Il est des naïfs, et il est des gens de mauvaise foi. Les premiers s’émeuvent d’un fait qu’ils jugent inouï, les seconds feignent de l’ignorer lorsqu’il ne leur sied pas. Ainsi en est-il de la récente décision du président Trump de rebaptiser le golfe du Mexique en golfe d’Amérique. Tollé parmi les bien-pensants, indignation affectée dans les salons progressistes : comment, un pays pourrait-il prétendre changer le nom d’un espace naturel, comme si un trait de plume pouvait réécrire la carte du monde ? On feint de s’offusquer d’un acte qui, pourtant, s’inscrit dans une tradition immémoriale : celle des nations qui marquent leur empreinte sur la géographie par l’usage et la volonté politique.
Quand la toponymie suit la conquête
Les peuples, depuis la nuit des temps, ont nommé les territoires qu’ils occupaient.

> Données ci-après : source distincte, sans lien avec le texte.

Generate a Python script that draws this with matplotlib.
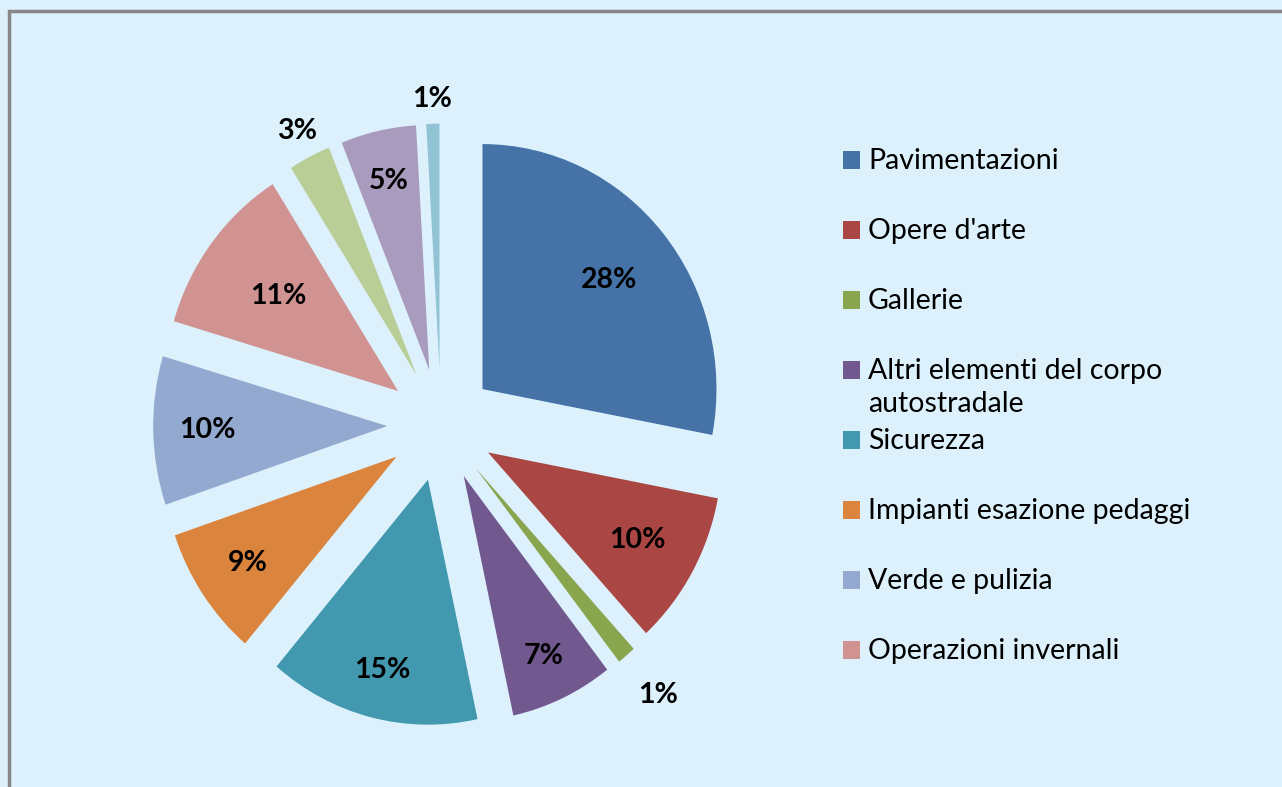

Lorsque César mit le pied en Armorique, il n’y trouva pas un peuple unifié, mais une mosaïque de tribus celtiques. L’Empire imposa son joug, et avec lui ses mots : l’Armorique devint Armorica, terre gallo-romaine soumise à la Pax romana. Puis, au IVe siècle, des Bretons de l’île de Bretagne s’y installèrent en masse, fuyant les raids saxons. Peu à peu, leur présence s’imposa, si bien que l’Armorique prit le nom de Britannia Minor, pour la distinguer de Britannia Major, qui devint à son tour la Grande-Bretagne. Les Anglais, qui n’aiment guère que l’histoire leur échappe, persistèrent à appeler leur île Britain et la Bretagne continentale Brittany. Deux logiques, deux langues, deux héritages.
L’histoire regorge d’exemples semblables. Koenigsberg, jadis prussienne, devint Kaliningrad en 1946 sous la férule soviétique. Fort Duquesne, bastion français en Amérique, devint Pittsburgh une fois passé aux mains britanniques. Chaque guerre, chaque conquête, chaque révolution redessine la carte et ses appellations.
L’usage, ce souverain discret
Mais qu’est-ce qu’un nom, sinon une convention dictée par la répétition ? Prenons la Manche. Pour un Français, c’est une évidence, c’est ce bras de mer qui sépare la France de l’Angleterre. Pour un Anglais, point de « Manche », mais un English Channel, pour les Bretons Mor Breizh. Même étendue d’eau, trois désignations, et derrière elles, trois visions du monde. Il en va de même pour ces îles atlantiques qui, en français et en espagnol, sont les Malouines, rappelant le passage des marins de Saint-Malo, et qui, en anglais, sont les Falklands, du nom d’un lord britannique.
Alors, pourquoi s’étonner qu’un président américain, homme de pouvoir avant tout, décide de baptiser autrement un golfe qui borde son territoire ? Ce golfe du Mexique, né de l’histoire, peut bien devenir le golfe d’Amérique si telle est la volonté de Washington. Après tout, la postérité jugera, et c’est l’usage qui tranche en dernier ressort. Si les Américains adoptent cette appellation et l’imposent dans leurs écrits, elle fera son chemin. Peut-être restera-t-elle confinée à la langue anglaise, peut-être s’étendra-t-elle ailleurs.
Une pratique aussi ancienne que les civilisations
Il faut se garder de croire que ce phénomène est propre aux puissances modernes. Déjà dans l’Antiquité, les Grecs appelaient Égypte ce que les autochtones nommaient Kemet. Rome, dans son arrogance impériale, renomma Jérusalem en Ælia Capitolina après la destruction du temple juif. Plus proche de nous, Saint-Pétersbourg fut tour à tour Petrograd, puis Leningrad, avant de retrouver son nom d’origine après la chute de l’URSS.
Ce que l’homme nomme, il le façonne à son image. Et tant pis si cela déplaît aux nostalgiques d’un monde immobile : la toponymie n’est pas un musée, elle est vivante et mouvante, au gré des peuples et des empires.
Ainsi, qu’importe que le golfe du Mexique soit rebaptisé golfe d’Amérique : si l’usage l’adopte, il s’imposera. Et si l’usage l’ignore, il retombera dans l’oubli, comme tant d’autres noms avant lui. L’histoire n’est pas un caprice, elle est une volonté. Et celle des États-Unis, qu’on l’aime ou qu’on la déteste, ne manque certainement pas de force.